Schrijvend voorbij te zijn. Dat afscheid. Kijk: voorwerpen om je heen, jouw woord geeft glans zoals het licht dat doet - zij, onbewogen,
zijn om te zijn en geven jou gelijk. Benoeming schijnt een overlevingskans: verdwijnen in een woord. Voor eigen ogen.
De brief
Er is een glimlach blijven staan tussen de andere veel grotere lettertekens - eens toen wij langs de rivier liepen heb je me met een dove vergeleken een liplezer. het is zo moeilijk, zei je, het is zo moeilijk om met jou te praten, zei je, omdat je kijkt en niets zegt; wij gaan niet vrijuit. - later toen ik alleen terugliep en er niets meer te luisteren viel, het grind niet meer onder je voeten, de wind niet ritselend door je haar, toen gaf ik antwoord: luister nu goed, zei ik, zie je de zon drijven op de rivier? misschien gaat hij al vannacht de grens over, dan is het winter morgen, dan is het hier winter, zei ik, ik houd van je. nu schrijf je over het boek dat je leest en over de voorbijgangers die je zien zitten omdat je de tafel bij het raam geschoven hebt voor het betere licht; want het is winter, schrijf je, en daar tussen de andere lettertekens zie ik je glimlach staan onooglijk -
Nazomer Trakl zum Gedächtnis
onder het zand is het gaan stromen gaatjes ontstaan een huis hangt ietsje scheef en uit de oksels van de bomen druppelt een sterke geur van zweet wel valt de hamer lichter op de stenen wanneer de wegen worden omgelegd de rode zon schijnt rustig naar beneden een mens wacht of een mens iets zegt maar in de hemel liggen wolken wit en roerloos op een blauwe baar onder het zand rekt een gevaar als slangen in hun slaap zich uit en mannen die lang jong bleven en fit ontwaken op een morgen met grijs haar
C. O. Jellema (9 september 1936 – 19 maart 2003) Hier bij een portret van hem zelf, geschilderd door Matthijs Röling
De Nederlandse publicist, schrijver en biograaf Wim Huijser werd geboren op 9 september 1960 in Ridderkerk. Zie ook alle tags voor Wim Huijser op dit blog.

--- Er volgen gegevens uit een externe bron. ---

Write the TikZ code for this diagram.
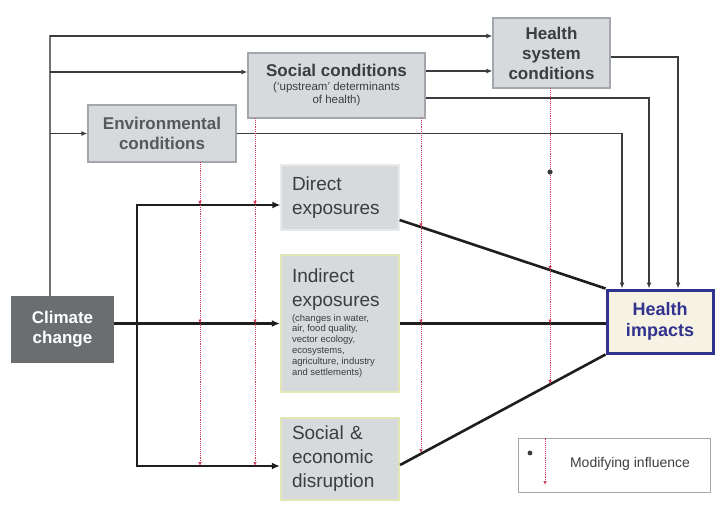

Uit: Dichter bij Dordt. Biografie van C. Buddingh'
“De verwarring rond zijn naam werd nog groter doordat hij in de Encyclopedie voor de wereldliteratuur, die hij zelf samenstelde, zichzelf vermeldt als: ‘Cornelis Buddingh’’. Daarmee droeg hij er zelf toe bij dat over de juiste vermelding van zijn naam altijd onduidelijkheid is blijven bestaan. Wie zijn naam zoveel jaar na zijn dood opzoekt in een personenregister, stuit meestal op het foutieve ‘Cees Buddingh’’, terwijl hij voor vrienden bestemde exemplaren van zijn dichtbundels steevast met ‘Kees Buddingh’ signeerde. Gevraagd naar de herkomst van zijn bijzondere achternaam met apostrof zou Buddingh’ zich in zijn leven meermalen op het standpunt stellen dat hij niet zo geïnteresseerd was in zijn voorgeslacht, maar meer in zijn nageslacht. Hij heeft zich daarom ook nooit verdiept in zijn familiegeschiedenis. Dat zijn wortels ergens in de Oost-Betuwe lagen vond hij wel voldoende om te weten. Het was echter die merkwaardige apostrof aan het eind, die steeds weer aanleiding gaf tot de vraag: waar die naam eigenlijk vandaan kwam. De naam zou oorspronkelijk voluit ‘Boetrechtheer’ zijn geweest, legt Buddingh’ in een brief aan Gerrit Borgers uit, in die tijd directeur van het Letterkundig Museum in Den Haag: dit ‘zou dan zijn verbasterd tot Buddingh en voor de verloren gegane “eer” zou de ’ [apostrof ] in de plaats zijn gekomen’. Dat Boetrechtheer zou van Betuwse origine zijn en afkomstig van een rechterschap bij het zogenaamde ‘boetrecht’. Daarmee volgde Buddingh’ de lezing van Derk Buddingh’ die een boek had geschreven over de herkomst van de naam, getiteld Het Boetregt; bevattende een oudheid-, geschied- en letterkundig onderzoek naar den oorsprong en naambeteekenis van het geslacht Buddingh’, benevens de genealogische verspreiding van diens stamboom en zijne takken (1862). De kans is groot dat iemand in de familie het had opgepikt uit de biografie H. J. Budding; leven en arbeid (1883) van J. H. Gunning, over de beroemde Zeeuwse predikant en stichter van afgescheiden ‘Budding- gemeenten’. Dat deze ‘beroemde dominee’ nog een van zijn voorvaderen van vaderszijde was, zoals Buddingh’ later zou menen, blijkt onjuist te zijn.”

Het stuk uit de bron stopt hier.